For those interested in ancient mystic sacrificial rituals, the Luoyang Museum of Ancient Tombs takes them underground, with courses on murals and brick carvings that reveal ancient views on life and death.
The relatively new Han-Wei Luoyang Ancient City Site Museum, which opened last year, allows students to walk the Silk Road through a specially designed study guide that evokes a time when Luoyang was a Silk Road's eastern terminus.
It leads them through the museum's galleries with a series of tasks: locating artifacts that traveled from distant lands, including a Byzantine gold coin, Persian silverware and Western glassware; tracing trade routes on a map; and imagining the crowded streets of Tongtuo (copper camel) Street, the city's main boulevard, where foreign merchants once gathered.
Inside the museum, a digital exhibition brings that lost world into view. Developed by Harvard University's CAM Lab, the immersive installation uses holographic projection and 3D modeling to reconstruct the ancient capital. The museum also offers hands-on experiences beyond the screen. Participants can try their hand at simulated archaeological digs or piece together replica eave tiles.
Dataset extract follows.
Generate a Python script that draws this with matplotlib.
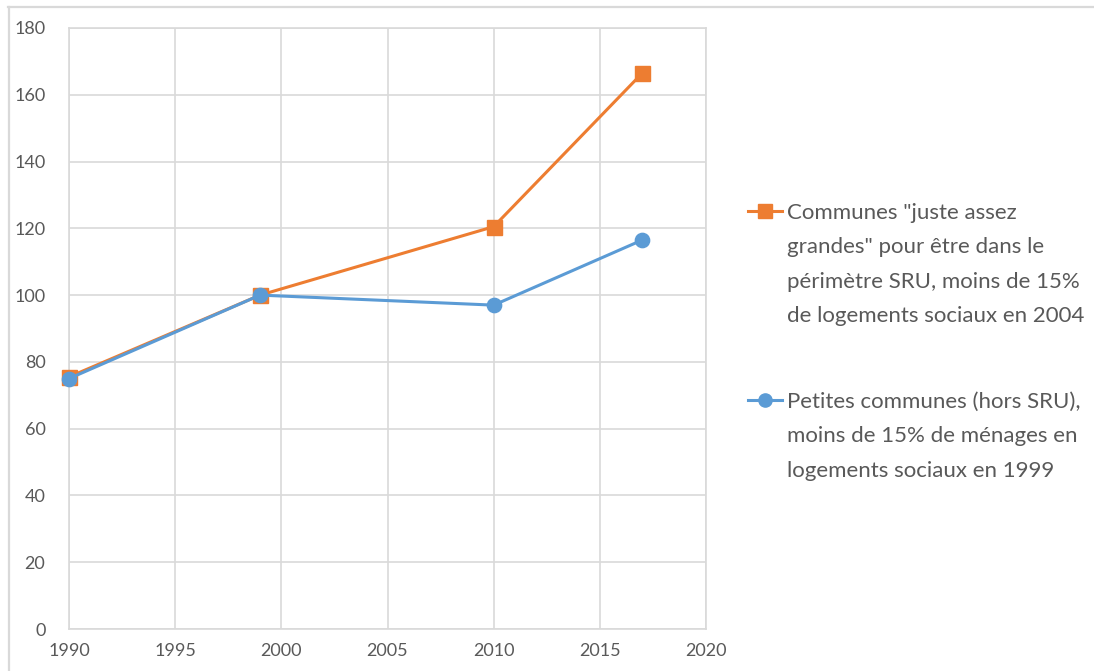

Beyond these core venues, specialized museums offer their own experiences. At the Sui-Tang Dynasties Grand Canal Cultural Museum, visitors become part of the waterway in an immersive theater program where they are cast as merchants or boatmen traveling the artificial waterway that once connected Beijing to Hangzhou, Zhejiang province.
Visitors can also try their hand at Tang Dynasty (618-907) three-color glazed pottery at the Luoyang Sancai Art Museum, where skilled craftsmen guide them through the entire production process.
"A museum is a great school," Yang says, encouraging visitors to measure history with their footsteps in Luoyang.
For those who want to understand not just how China's civilization was shaped but how its modern industry was built, there is China YTO. Founded in 1955, this leading agricultural and construction machinery manufacturer exposes visitors to a grittier side of the city's story.
"Young people can understand the struggle and pride of an era among gears and steel," says Guo Yushi, from the company's Dongfanghong industrial tourism program.
Stories about the first female tractor driver in China and the major pioneers who built the industry from nothing will be shared. A bus tour then passes the well-preserved Soviet-style buildings before arriving at the advanced assembly line for large-wheel tractors, where one tractor rolls off every three minutes.
Thirty percent of China's tractors are produced here, and they have been exported to more than 150 countries, Guo notes.
Hands-on activities include a clay tractor workshop and a tractor assembly model class, she recommends.
Zhang Nan, a representative of Beijing's travel industry, observes that a rising number of students across the country have opted for study tours.
Experts attribute the trend to a shift in expectations, as parents and educators no longer want passive sightseeing; they seek destinations where young people can touch, make and ask.
"The universal feedback is that the destinations that truly move people are those that explain culture thoroughly and make the experience profound," Zhang Nan explains.
Luoyang has stood out as a top destination, she adds.
"Luoyang's history is not a cold display but a living scene in which you can participate," she says.